The aim of my lecture will be to show how these assumptions affect our view of syntactic structure. The conclusion will on the whole support the Word Grammar version of dependency grammar, but even Word Grammar needs some changes.
- Notation: If all of cognition, including language, is a network, then we need network notation – arrows rather than stemmas.
- Wh-words: the network notation is supported by the mutual dependencies found with wh-words (e.g. in Who came, each word depends on the other.)
- Dependency structure or phrase structure?: If cognition allows complex networks, then it must be wrong to reject word-word relations as phrase-structure theory does. On the other hand, for the same reason it would also be wrong to rule out phrases, as ‘pure’ dependency theory does. These seem to be needed for some ‘edge’ phenomena such as Welsh mutation.
- Word types and word tokens. Word tokens must be distinct concepts from the types with which they’re associated because they have different properties. But for the same reason, each dependent must create a distinct token of the parent word, which combines distinct syntax with a distinct meaning. For instance, in Cats purr, we must recognise three separate concepts for the word purr: the word type, the first token recognised, and then the sub-token which is modified by cats to mean ‘cats purr’. The result is an analysis which is remarkably similar to a phrase structure.
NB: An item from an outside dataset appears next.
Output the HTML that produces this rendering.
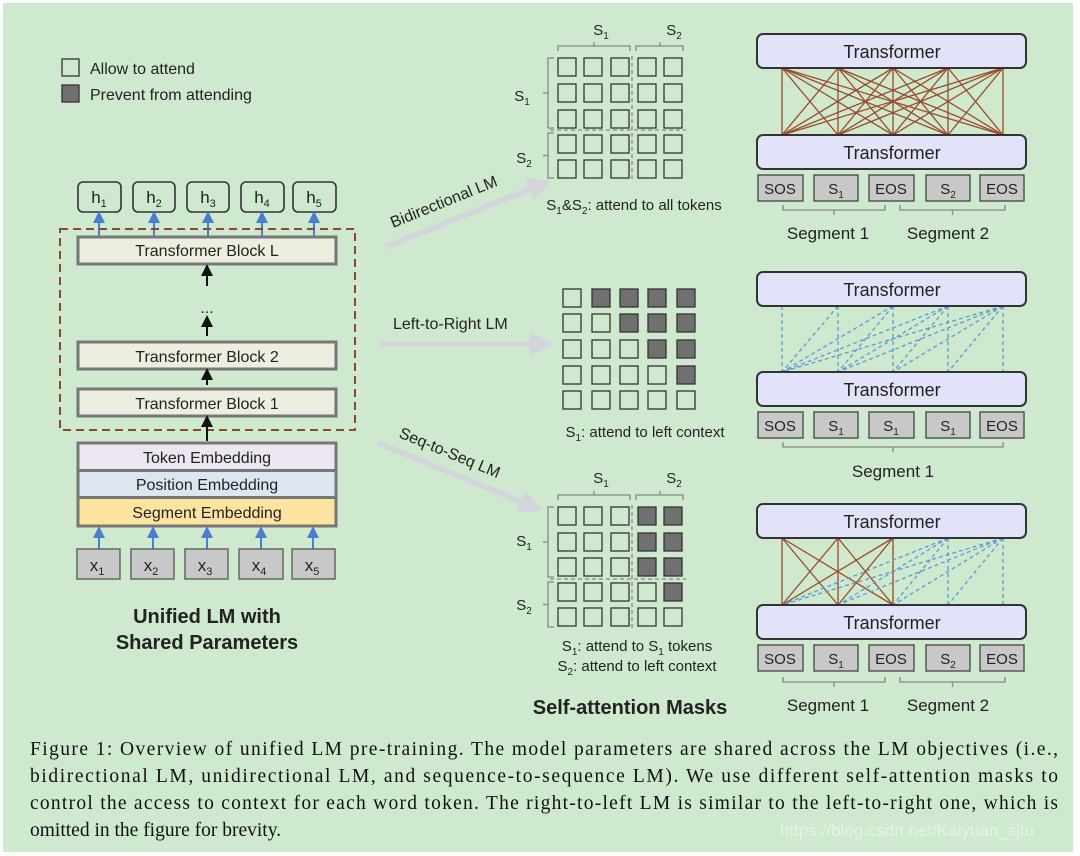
<!DOCTYPE html>
<html><head><meta charset="utf-8"><style>
html,body{margin:0;padding:0;background:#fff;}
svg{display:block;}
.t{font-family:"Liberation Sans",sans-serif;fill:#222;}
.c{font-family:"Liberation Serif",serif;fill:#111;font-size:19.5px;}
</style></head><body>
<svg id="s" width="1080" height="856" viewBox="0 0 1080 856" xmlns="http://www.w3.org/2000/svg">
<defs>
<marker id="ab" markerWidth="6" markerHeight="6" refX="3" refY="3" orient="auto"><path d="M0,0L6,3L0,6z" fill="#4a7fd0"/></marker>
<marker id="ak" markerWidth="6" markerHeight="6" refX="3" refY="3" orient="auto"><path d="M0,0L6,3L0,6z" fill="#111"/></marker>
<marker id="ag" markerWidth="4" markerHeight="4" refX="2" refY="2" orient="auto"><path d="M0,0L4,2L0,4z" fill="#d4d4dc"/></marker>
</defs>
<rect x="3" y="3" width="1070" height="849" fill="#cfe9cf"/>
<g id="g"></g>

<!-- legend -->
<rect x="62" y="59" width="17" height="17" fill="none" stroke="#333" stroke-width="1.3"/>
<rect x="62" y="85" width="17" height="17" fill="#707070" stroke="#333" stroke-width="1.3"/>
<text class="t" x="90" y="74" font-size="16">Allow to attend</text>
<text class="t" x="90" y="100" font-size="16">Prevent from attending</text>

<!-- h boxes -->
<g stroke="#333" stroke-width="1.6" fill="#cfe9cf">
<rect x="78" y="182" width="43" height="30" rx="5"/><rect x="133" y="182" width="42" height="30" rx="5"/><rect x="187" y="182" width="42" height="30" rx="5"/><rect x="241" y="182" width="43" height="30" rx="5"/><rect x="293" y="182" width="43" height="30" rx="5"/>
</g>
<g class="t" font-size="17" text-anchor="middle">
<text x="99" y="203">h<tspan font-size="11" dy="4">1</tspan></text>
<text x="154" y="203">h<tspan font-size="11" dy="4">2</tspan></text>
<text x="208" y="203">h<tspan font-size="11" dy="4">3</tspan></text>
<text x="262" y="203">h<tspan font-size="11" dy="4">4</tspan></text>
<text x="314" y="203">h<tspan font-size="11" dy="4">5</tspan></text>
</g>
<g stroke="#4a7fd0" stroke-width="2" marker-end="url(#ab)">
<line x1="99" y1="236" x2="99" y2="217"/><line x1="154" y1="236" x2="154" y2="217"/><line x1="208" y1="236" x2="208" y2="217"/><line x1="262" y1="236" x2="262" y2="217"/><line x1="314" y1="236" x2="314" y2="217"/>
<line x1="99" y1="549" x2="99" y2="532"/><line x1="153" y1="549" x2="153" y2="532"/><line x1="207" y1="549" x2="207" y2="532"/><line x1="261" y1="549" x2="261" y2="532"/><line x1="313" y1="549" x2="313" y2="532"/>
</g>
<rect x="60" y="229" width="295" height="201" fill="none" stroke="#8b4a2a" stroke-width="2" stroke-dasharray="8,5"/>
<g stroke="#777" stroke-width="3" fill="#eeeee0">
<rect x="78" y="237" width="258" height="27"/><rect x="78" y="342" width="258" height="27"/><rect x="78" y="389" width="258" height="27"/>
</g>
<g class="t" font-size="16" text-anchor="middle">
<text x="207" y="256">Transformer Block L</text>
<text x="207" y="362">Transformer Block 2</text>
<text x="207" y="409">Transformer Block 1</text>
<text x="207" y="313" font-size="16">...</text>
</g>
<g stroke="#111" stroke-width="2" marker-end="url(#ak)">
<line x1="207" y1="286" x2="207" y2="270"/><line x1="207" y1="336" x2="207" y2="321"/><line x1="207" y1="385" x2="207" y2="374"/><line x1="207" y1="441" x2="207" y2="421"/>
</g>
<rect x="79" y="444" width="256" height="26" fill="#ebe6f0"/>
<rect x="79" y="471" width="256" height="26" fill="#dde6f0"/>
<rect x="79" y="498" width="256" height="27" fill="#fde3a0"/>
<g stroke="#777" stroke-width="3" fill="none"><rect x="78" y="443" width="258" height="83"/><line x1="78" y1="470.5" x2="336" y2="470.5"/><line x1="78" y1="497.5" x2="336" y2="497.5"/></g>
<g class="t" font-size="16" text-anchor="middle">
<text x="207" y="463">Token Embedding</text>
<text x="207" y="490">Position Embedding</text>
<text x="207" y="518">Segment Embedding</text>
</g>
<g stroke="#555" stroke-width="1.3" fill="#c8c8c8">
<rect x="77" y="549" width="43" height="30"/><rect x="131" y="549" width="43" height="30"/><rect x="185" y="549" width="43" height="30"/><rect x="239" y="549" width="44" height="30"/><rect x="292" y="549" width="43" height="30"/>
</g>
<g class="t" font-size="17" text-anchor="middle" fill="#333">
<text x="97" y="571">x<tspan font-size="11" dy="4">1</tspan></text>
<text x="151" y="571">x<tspan font-size="11" dy="4">2</tspan></text>
<text x="205" y="571">x<tspan font-size="11" dy="4">3</tspan></text>
<text x="259" y="571">x<tspan font-size="11" dy="4">4</tspan></text>
<text x="312" y="571">x<tspan font-size="11" dy="4">5</tspan></text>
</g>
<g class="t" font-size="20" font-weight="bold" text-anchor="middle" fill="#111">
<text x="207" y="623">Unified LM with</text>
<text x="207" y="649">Shared Parameters</text>
</g>

<!-- arrows mid -->
<g stroke="#d4d4dc" stroke-width="6" marker-end="url(#ag)">
<line x1="386" y1="247" x2="540" y2="185"/>
<line x1="380" y1="344" x2="542" y2="344"/>
<line x1="378" y1="443" x2="532" y2="506"/>
</g>
<g class="t" font-size="16">
<text x="0" y="0" transform="translate(393,228) rotate(-22)">Bidirectional LM</text>
<text x="393" y="329">Left-to-Right LM</text>
<text x="0" y="0" transform="translate(398,437) rotate(22.5)">Seq-to-Seq LM</text>
</g>

<!-- grid labels -->
<g class="t" font-size="15" text-anchor="middle">
<text x="601" y="35">S<tspan font-size="10" dy="4">1</tspan></text>
<text x="674" y="35">S<tspan font-size="10" dy="4">2</tspan></text>
<text x="522" y="101">S<tspan font-size="10" dy="4">1</tspan></text>
<text x="524" y="163">S<tspan font-size="10" dy="4">2</tspan></text>
<text x="634" y="210">S<tspan font-size="10" dy="4">1</tspan><tspan dy="-4">&amp;S</tspan><tspan font-size="10" dy="4">2</tspan><tspan dy="-4">: attend to all tokens</tspan></text>
<text x="645" y="437">S<tspan font-size="10" dy="4">1</tspan><tspan dy="-4">: attend to left context</tspan></text>
<text x="601" y="483">S<tspan font-size="10" dy="4">1</tspan></text>
<text x="674" y="483">S<tspan font-size="10" dy="4">2</tspan></text>
<text x="524" y="546">S<tspan font-size="10" dy="4">1</tspan></text>
<text x="524" y="610">S<tspan font-size="10" dy="4">2</tspan></text>
<text x="637" y="651">S<tspan font-size="10" dy="4">1</tspan><tspan dy="-4">: attend to S</tspan><tspan font-size="10" dy="4">1</tspan><tspan dy="-4"> tokens</tspan></text>
<text x="637" y="671">S<tspan font-size="10" dy="4">2</tspan><tspan dy="-4">: attend to left context</tspan></text>
</g>
<text class="t" x="630" y="714" font-size="20" font-weight="bold" text-anchor="middle" fill="#111">Self-attention Masks</text>

<!-- transformers -->
<g stroke="#333" stroke-width="2" fill="#e2e2f8">
<rect x="757" y="34" width="269" height="34" rx="6"/><rect x="757" y="135" width="269" height="34" rx="6"/>
<rect x="757" y="272" width="269" height="34" rx="6"/><rect x="757" y="372" width="269" height="34" rx="6"/>
<rect x="757" y="504" width="269" height="34" rx="6"/><rect x="757" y="605" width="269" height="34" rx="6"/>
</g>
<g class="t" font-size="18" text-anchor="middle">
<text x="892" y="58">Transformer</text><text x="892" y="159">Transformer</text>
<text x="892" y="296">Transformer</text><text x="892" y="396">Transformer</text>
<text x="892" y="528">Transformer</text><text x="892" y="629">Transformer</text>
</g>
<g class="t" font-size="15" text-anchor="middle" fill="#333">
<text x="780" y="194">SOS</text><text x="836" y="194">S<tspan font-size="10" dy="4">1</tspan></text><text x="891" y="194">EOS</text><text x="948" y="194">S<tspan font-size="10" dy="4">2</tspan></text><text x="1002" y="194">EOS</text>
<text x="780" y="431">SOS</text><text x="836" y="431">S<tspan font-size="10" dy="4">1</tspan></text><text x="891" y="431">S<tspan font-size="10" dy="4">1</tspan></text><text x="948" y="431">S<tspan font-size="10" dy="4">1</tspan></text><text x="1002" y="431">EOS</text>
<text x="780" y="664">SOS</text><text x="836" y="664">S<tspan font-size="10" dy="4">1</tspan></text><text x="891" y="664">EOS</text><text x="948" y="664">S<tspan font-size="10" dy="4">2</tspan></text><text x="1002" y="664">EOS</text>
</g>
<g class="t" font-size="17" text-anchor="middle" fill="#333">
<text x="828" y="239">Segment 1</text><text x="948" y="239">Segment 2</text>
<text x="893" y="477">Segment 1</text>
<text x="828" y="711">Segment 1</text><text x="948" y="711">Segment 2</text>
</g>

<!-- caption -->
<g class="c">
<text x="30" y="755" textLength="1028" lengthAdjust="spacing">Figure 1: Overview of unified LM pre-training. The model parameters are shared across the LM objectives (i.e.,</text>
<text x="30" y="782" textLength="1028" lengthAdjust="spacing">bidirectional LM, unidirectional LM, and sequence-to-sequence LM). We use different self-attention masks to</text>
<text x="30" y="809" textLength="1028" lengthAdjust="spacing">control the access to context for each word token. The right-to-left LM is similar to the left-to-right one, which is</text>
<text x="30" y="836">omitted in the figure for brevity.</text>
</g>
<text x="780" y="836" font-family="Liberation Sans,sans-serif" font-size="17" fill="#e6f2e6">https://blog.csdn.net/Kaiyuan_sjtu</text>
</svg>
<script>
var g=document.getElementById('g'),NS='http://www.w3.org/2000/svg';
function el(n,a){var e=document.createElementNS(NS,n);for(var k in a)e.setAttribute(k,a[k]);g.appendChild(e);return e;}
function grid(xs,ys,dark){for(var r=0;r<5;r++)for(var c=0;c<5;c++)el('rect',{x:xs[c],y:ys[r],width:18,height:18,fill:dark(r,c)?'#707070':'none',stroke:'#333','stroke-width':1.3});}
var gx=[558,584,611,638,664];
grid(gx,[58,84,110,135,160],function(){return 0});
grid([563,592,620,648,677],[289,314,340,366,391],function(r,c){return c>r});
grid(gx,[507,533,558,583,608],function(r,c){return (r<3&&c>2)||(r==3&&c==4)});
function brackets(y0,rows1,rows2){
 var s={stroke:'#888','stroke-width':1.3,fill:'none'};
 el('path',Object.assign({d:'M558,'+(y0-7)+'V'+(y0-12)+'H630V'+(y0-7)+'M594,'+(y0-12)+'V'+(y0-16)},s));
 el('path',Object.assign({d:'M636,'+(y0-7)+'V'+(y0-12)+'H683V'+(y0-7)+'M660,'+(y0-12)+'V'+(y0-16)},s));
 el('path',Object.assign({d:'M554,'+rows1[0]+'H548V'+rows1[1]+'H554M548,'+((rows1[0]+rows1[1])/2)+'H543'},s));
 el('path',Object.assign({d:'M554,'+rows2[0]+'H548V'+rows2[1]+'H554M548,'+((rows2[0]+rows2[1])/2)+'H543'},s));
 el('line',Object.assign({x1:632,y1:y0-2,x2:632,y2:y0+122,'stroke-dasharray':'4,3'},s));
 el('line',Object.assign({x1:550,y1:y0+72,x2:686,y2:y0+72,'stroke-dasharray':'4,3'},s));
}
brackets(58,[58,128],[133,178]);
brackets(507,[507,577],[582,627]);
var X=[782,838,893,948,1003];
function ln(x1,y1,x2,y2,col,d){var a={x1:x1,y1:y1,x2:x2,y2:y2,stroke:col,'stroke-width':1.3};if(d)a['stroke-dasharray']='4,3';el('line',a);}
for(var i=0;i<5;i++)for(var j=0;j<5;j++)ln(X[i],68,X[j],135,'#9a4a28');
for(var i=0;i<5;i++)for(var j=0;j<=i;j++)ln(X[i],306,X[j],372,'#5a9ad8',1);
for(var i=0;i<3;i++)for(var j=0;j<3;j++)ln(X[i],538,X[j],605,'#9a4a28');
for(var i=3;i<5;i++)for(var j=0;j<=i;j++)ln(X[i],538,X[j],605,'#5a9ad8',1);
// token boxes
function toks(y){var xs=[758,814,869,926,980],ws=[45,44,45,44,44];for(var k=0;k<5;k++){var r=el('rect',{x:xs[k],y:y,width:ws[k],height:26,fill:'#c8c8c8',stroke:'#444','stroke-width':1.3});}}
toks(175);toks(412);toks(645);
function seg(y,a,b){el('path',{d:'M'+a+','+(y-5)+'V'+y+'H'+b+'V'+(y-5)+'M'+((a+b)/2)+','+y+'V'+(y+5),stroke:'#888','stroke-width':1.3,fill:'none'});}
seg(210,783,885);seg(210,900,1005);seg(447,783,1003);seg(682,783,885);seg(682,900,1005);
// move g to back just above bg
var s=document.getElementById('s');s.insertBefore(g,s.children[2]);
</script>
</body></html>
It is fully supported by examples such as typical French house, which imply some kind of ‘phrasing’.
- Raising and extraction. The ideas in 3 are further supported by the complex patterns found in raising (e.g. It was raining) and extraction (e.g. Who did you invite?). They explain why in each case the ‘higher’ dependency wins: because it creates a sub-token of the ‘normal’ dependent token, which (by default inheritance) wins.
- The raising principle. The general principle in 5 (the ‘Raising principle’) is just a learned generalisation so it too allows exceptions, such as German Partial VP Fronting (e.g. Eine Concorde gelandet ist hier nie. ‘A Concorde landed has here never.’ = ‘A Concorde has never landed here.’).